The higher-risk lock-free rewrite (was 3.1 + 3.3). Deferred per 1eeb3867: no throughput gain justifies its risk now (current pool already ≈ .NET TP); its real value is the IoExecutor I/O co-location (Akka transport) — a later concern. Stays [GATED] (silent-failure, ARM64-sensitive): per-worker lock-free Chase-Lev deque (PPoPP'13 C11; signed long indices; LIFO-pop/FIFO-steal; Interlocked.MemoryBarrier() seq-cst fence in both take & steal; GC-reclaimed buffers; Kestrel IOQueue lost-wakeup guard) + lock-free global queue; affinity = locality hint (bias initial placement, steal-tolerant; ordering is an adapter concern). Cross-cutting traps + acceptance gates (≤5% parity, fence-correctness on ARM64, take-on-empty-vs-steal, Monitor.Contention≈0, 2-core + cgroup scenario) per PROJECT_CONTEXT.md + digest eb4916e3. Unlocked only by human review on real hardware.

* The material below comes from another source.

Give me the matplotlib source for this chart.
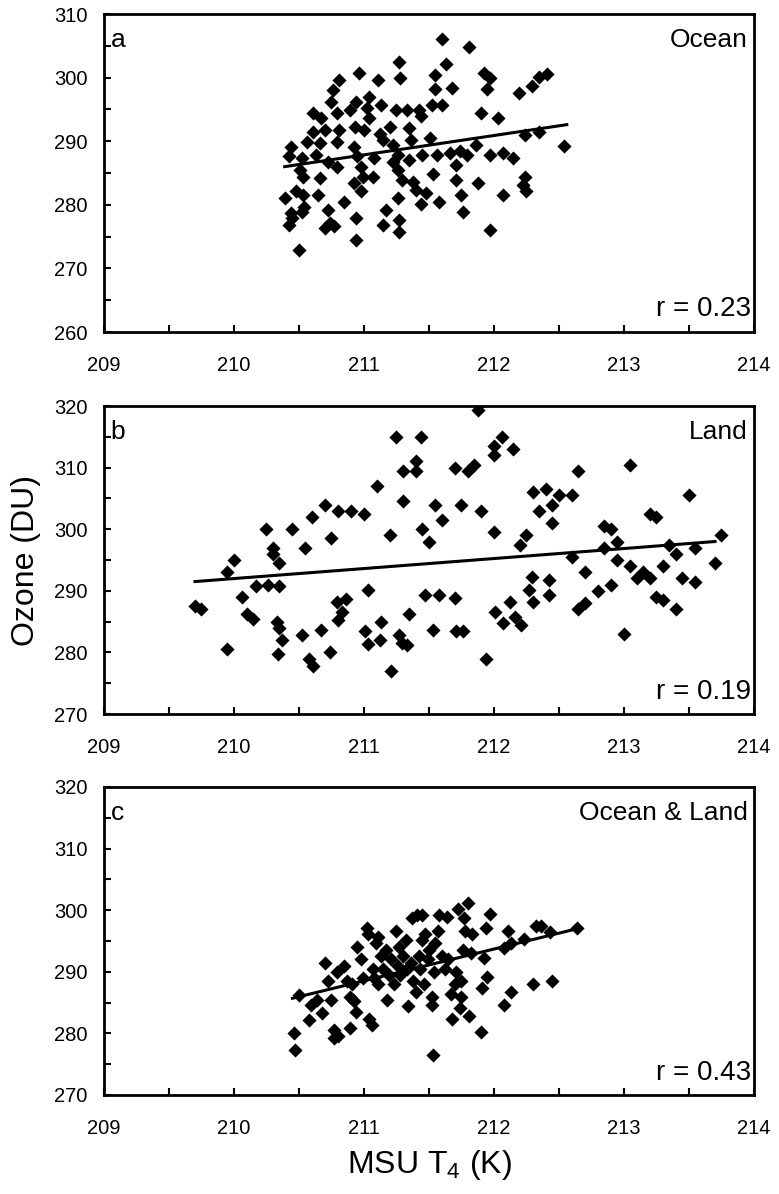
"""
Ozone vs MSU T4 scatter, three stacked panels (ocean, land, both).
"""
import matplotlib
matplotlib.use('Agg')
import matplotlib.pyplot as plt
from matplotlib.ticker import MultipleLocator

plt.rcParams['font.family'] = ['Liberation Sans', 'DejaVu Sans']
plt.rcParams['mathtext.fontset'] = 'custom'
plt.rcParams['mathtext.rm'] = 'Liberation Sans'

TXT = ['Liberation Sans', 'DejaVu Sans']

# ---- panel a : ocean ----
ocean_t4 = [211.60, 211.81, 211.27, 211.63, 210.96, 210.81, 211.11, 211.28, 211.55, 211.92,
            211.97, 211.68, 211.55, 211.95, 212.19, 212.29, 212.35, 212.41, 210.76, 210.75,
            210.94, 211.04, 211.13, 211.25, 211.33, 211.42, 211.44, 211.52, 211.60, 211.90,
            212.03, 210.61, 210.67, 210.79, 210.89, 211.02, 211.04, 210.93, 210.61, 210.70,
            210.81, 211.00, 211.12, 211.20, 211.35, 210.56, 210.66, 210.79, 211.15, 211.36,
            211.51, 211.86, 212.24, 212.35, 212.54, 210.44, 210.42, 210.52, 210.63, 210.72,
            210.92, 210.95, 211.08, 211.22, 211.26, 211.22, 211.35, 211.45, 211.56, 211.66,
            211.74, 211.79, 211.71, 211.97, 212.07, 212.15, 210.51, 210.53, 210.66, 210.79,
            210.98, 210.99, 211.07, 211.26, 211.29, 211.38, 211.53, 211.71, 211.88, 212.24,
            212.22, 212.25, 210.48, 210.53, 210.39, 210.65, 210.85, 210.98, 211.26, 211.40,
            211.48, 211.44, 211.58, 211.75, 212.07, 210.44, 210.52, 210.42, 210.72, 210.70,
            210.77, 210.74, 210.94, 211.17, 211.15, 211.27, 211.27, 211.76, 211.97, 210.94,
            210.50, 210.45, 210.54, 210.92]
ocean_o3 = [306.0, 304.8, 302.5, 302.2, 300.8, 299.7, 299.6, 300.0, 300.4, 300.8,
            299.9, 298.3, 298.2, 298.2, 297.6, 298.7, 300.1, 300.5, 298.0, 296.2,
            296.2, 297.0, 295.7, 294.9, 294.9, 294.9, 294.0, 295.7, 295.7, 294.4,
            293.6, 294.4, 293.6, 294.4, 294.9, 295.2, 293.6, 292.3, 291.5, 291.8,
            291.8, 291.8, 291.2, 292.3, 292.0, 289.9, 289.7, 289.9, 290.2, 290.2,
            290.5, 289.4, 291.0, 291.4, 289.2, 289.1, 287.6, 287.3, 287.8, 286.8,
            289.1, 287.6, 287.3, 289.4, 287.8, 286.8, 287.0, 287.8, 287.8, 288.1,
            288.4, 287.8, 286.3, 287.8, 288.2, 287.3, 285.5, 284.4, 284.2, 286.0,
            286.0, 284.4, 284.4, 285.5, 283.9, 283.6, 284.9, 283.9, 283.4, 284.4,
            283.1, 282.1, 282.1, 281.5, 281.0, 281.5, 280.5, 282.1, 281.0, 282.3,
            281.8, 280.2, 280.5, 281.5, 281.5, 278.7, 278.9, 276.8, 279.2, 276.3,
            276.6, 277.1, 277.9, 279.2, 276.8, 277.6, 275.8, 278.9, 276.1, 274.5,
            272.9, 277.9, 279.7, 283.4]
ocean_fit_t4 = [210.39, 212.56]
ocean_fit_o3 = [286.0, 292.6]

# ---- panel b : land ----
land_t4 = [209.70, 209.75, 209.95, 209.95, 210.00,
           210.25, 210.30, 210.30, 210.45, 210.55, 210.60, 210.70, 210.75, 210.80, 210.90,
           211.00, 211.10, 211.20, 211.30, 211.30, 211.25, 211.40, 211.40, 211.45, 211.44,
           211.50, 211.55, 211.60, 211.70, 211.75, 211.80, 211.85, 211.90, 211.88, 212.00,
           212.00, 212.00, 212.06, 212.15, 212.20, 212.25, 212.30, 212.35, 212.40, 212.45,
           212.45, 212.50,
           210.35, 210.06, 210.17, 210.26, 210.35, 210.10, 210.15, 210.33, 210.35, 210.37,
           210.34, 210.52, 210.58, 210.61, 210.67, 210.74, 210.79, 210.86, 210.83, 210.80,
           211.03, 211.01, 211.03, 211.13, 211.12, 211.21, 211.27, 211.29, 211.33, 211.35,
           211.47, 211.53, 211.58, 211.70, 211.71, 211.76, 211.94, 212.01, 212.07, 212.12,
           212.16, 212.21, 212.29, 212.27, 212.30, 212.42, 212.42,
           212.60, 212.60, 212.65, 212.65, 212.70, 212.70, 212.80, 212.85, 212.85, 212.90,
           212.90, 212.95, 212.95, 213.00, 213.05, 213.05, 213.10, 213.15, 213.20, 213.20,
           213.25, 213.25, 213.30, 213.30, 213.35, 213.40, 213.40, 213.45, 213.50, 213.55,
           213.55, 213.70, 213.75]
land_o3 = [287.5, 287.0, 280.5, 293.0, 295.0,
           300.0, 297.0, 296.0, 300.0, 297.0, 302.0, 304.0, 298.5, 303.0, 303.0,
           302.5, 307.0, 299.0, 304.5, 309.5, 315.0, 311.0, 309.5, 300.0, 315.0,
           298.0, 304.0, 301.5, 310.0, 304.0, 309.5, 310.5, 303.0, 319.3, 299.5,
           313.5, 312.0, 315.0, 313.0, 297.5, 299.0, 306.0, 303.0, 306.5, 304.0,
           301.0, 305.5,
           294.5, 289.0, 290.7, 290.9, 290.7, 286.3, 285.5, 285.0, 283.9, 282.0,
           279.8, 282.8, 279.0, 277.8, 283.6, 280.1, 288.2, 288.6, 286.6, 285.3,
           290.1, 283.4, 281.4, 285.0, 282.0, 276.9, 282.8, 281.5, 281.2, 286.3,
           289.3, 283.6, 289.3, 288.9, 283.4, 283.4, 279.0, 286.6, 284.8, 288.2,
           285.8, 284.4, 292.3, 290.2, 288.2, 291.8, 289.3,
           305.5, 295.5, 309.5, 287.0, 293.0, 288.0, 290.0, 300.5, 297.0, 291.0,
           300.0, 295.0, 298.0, 283.0, 310.5, 294.0, 292.0, 293.0, 302.5, 292.0,
           302.0, 289.0, 294.0, 288.5, 297.5, 296.0, 287.0, 292.0, 305.5, 297.0,
           291.5, 294.5, 299.0]
land_fit_t4 = [209.70, 213.70]
land_fit_o3 = [291.5, 298.0]

# ---- panel c : ocean & land ----
both_t4 = [210.46, 210.47, 210.50, 210.58, 210.59, 210.64, 210.68, 210.70, 210.72, 210.75,
           210.77, 210.77, 210.80, 210.79, 210.85, 210.87, 210.89, 210.89, 210.91, 210.92,
           210.94, 210.95, 210.98, 210.99, 211.02, 211.03, 211.04, 211.06, 211.07, 211.08,
           211.09, 211.11, 211.11, 211.13, 211.15, 211.17, 211.18, 211.19, 211.21, 211.23,
           211.25, 211.26, 211.27, 211.28, 211.30, 211.32, 211.33, 211.34, 211.36, 211.37,
           211.38, 211.40, 211.41, 211.42, 211.43, 211.45, 211.45, 211.46, 211.47, 211.49,
           211.50, 211.52, 211.52, 211.53, 211.54, 211.55, 211.57, 211.58, 211.60, 211.62,
           211.64, 211.65, 211.67, 211.68, 211.70, 211.71, 211.72, 211.74, 211.75, 211.75,
           211.76, 211.77, 211.78, 211.80, 211.81, 211.82, 211.83, 211.90, 211.91, 211.92,
           211.94, 211.95, 211.97, 212.08, 212.08, 212.11, 212.13, 212.13, 212.23, 212.30,
           212.32, 212.36, 212.43, 212.45, 212.64]
both_o3 = [280.1, 277.3, 286.2, 282.2, 284.6, 285.4, 283.3, 291.5, 288.5, 285.4,
           280.6, 279.3, 279.5, 290.0, 291.0, 288.5, 280.8, 285.9, 288.0, 285.2,
           283.4, 294.1, 292.0, 289.0, 297.1, 296.1, 282.3, 281.3, 290.5, 289.0,
           294.6, 295.6, 288.0, 292.6, 290.5, 293.6, 285.4, 289.5, 292.0, 288.0,
           296.6, 291.0, 294.1, 289.5, 292.6, 295.1, 290.5, 284.4, 291.5, 298.7,
           288.5, 286.7, 299.2, 292.6, 290.5, 295.1, 299.2, 288.0, 296.1, 292.0,
           293.6, 285.9, 284.6, 276.5, 290.0, 294.6, 296.6, 299.2, 292.6, 290.5,
           298.9, 292.0, 286.4, 282.3, 288.0, 290.0, 300.2, 284.1, 285.9, 288.5,
           293.6, 298.7, 296.6, 301.2, 282.9, 293.1, 296.1, 280.3, 287.4, 292.3,
           297.1, 289.2, 299.4, 293.8, 284.6, 296.6, 294.6, 286.7, 295.4, 288.0,
           297.4, 297.4, 296.4, 288.5, 297.1]
both_fit_t4 = [210.45, 212.66]
both_fit_o3 = [285.7, 297.1]

panel_letters = ['a', 'b', 'c']
panel_names = ['Ocean', 'Land', 'Ocean & Land']
r_labels = ['r = 0.23', 'r = 0.19', 'r = 0.43']
ylims = [(260, 310), (270, 320), (270, 320)]
xlim = (209, 214)

W, H = 779, 1194
fig = plt.figure(figsize=(W / 100, H / 100), dpi=100)

left = 104 / W
width = (754 - 104) / W
# pixel top/bottom of each panel
boxes = [(14, 332), (406, 714), (787, 1095)]

series = [(ocean_t4, ocean_o3, ocean_fit_t4, ocean_fit_o3),
          (land_t4, land_o3, land_fit_t4, land_fit_o3),
          (both_t4, both_o3, both_fit_t4, both_fit_o3)]

for i, (top, bot) in enumerate(boxes):
    ax = fig.add_axes([left, 1 - bot / H, width, (bot - top) / H])
    tx, oy, fx, fy = series[i]
    ax.scatter(tx, oy, marker='D', s=52, color='black', linewidths=0, zorder=3)
    ax.plot(fx, fy, color='black', linewidth=2.2, zorder=4)

    ax.set_xlim(xlim)
    ax.set_ylim(ylims[i])
    ax.xaxis.set_major_locator(MultipleLocator(1))
    ax.xaxis.set_minor_locator(MultipleLocator(0.5))
    ax.yaxis.set_major_locator(MultipleLocator(10))
    ax.yaxis.set_minor_locator(MultipleLocator(5))
    ax.tick_params(which='both', direction='in', top=False, right=False,
                   width=1.5, length=5, labelsize=14.5)
    ax.tick_params(axis='x', pad=17)
    ax.tick_params(axis='y', pad=12)
    for sp in ax.spines.values():
        sp.set_linewidth(2.0)

    ax.text(0.010, 0.955, panel_letters[i], transform=ax.transAxes,
            ha='left', va='top', fontsize=19, family=TXT)
    ax.text(0.99, 0.955, panel_names[i], transform=ax.transAxes,
            ha='right', va='top', fontsize=19, family=TXT)
    ax.text(0.995, 0.03, r_labels[i], transform=ax.transAxes,
            ha='right', va='bottom', fontsize=20, family=TXT)

b_top, b_bot = boxes[1]
fig.text(26 / W, 1 - (b_top + b_bot) / 2 / H, 'Ozone (DU)', rotation=90,
         ha='center', va='center', fontsize=23, family=TXT)
fig.text((104 + 754) / 2 / W, 1 - 1165 / H, r'MSU T$_{\mathrm{4}}$ (K)',
         ha='center', va='center', fontsize=23, family=TXT)

fig.savefig('out.png', dpi=100)
plt.close(fig)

Phase 5 — Framework-agnostic adapters · MODE=engineering · LATER · [GATED]

  • 5.1 Modernize DedicatedThreadPoolTaskScheduler over the new core.
  • 5.2 Add a SynchronizationContext adapter.
  • 5.3 Add IThreadPoolWorkItem fast-path scheduling (net10.0).
  • 5.4 No Akka (or other framework) dependency — adapters stay generic.

DoD: adapters covered by xUnit; public/internal surface intentional; API-break review (check-api-breaking) clean vs prior content-shipped API.


Phase 6 — Release · MODE=release · LATER · [GATED]

  • 6.1 Update README.md (new capabilities, benchmarks) and RELEASE_NOTES.md.
  • 6.2 Decide version bump (likely 1.0.0 given the rewrite) and namespace/notes.
  • 6.3 Cut release via Actions; verify the published content-only package.

DoD: release notes accurate; package validated by a clean consume-and-compile test on net10.0; benchmarks published in README.


Parked / out of scope for this repo

  • Akka facets — Dispatcher, PipeScheduler, raw-socket completion routing (spec P3–P5), and goals G1–G7/G9 — belong in akka.net, not here. This repo delivers the standalone primitive only.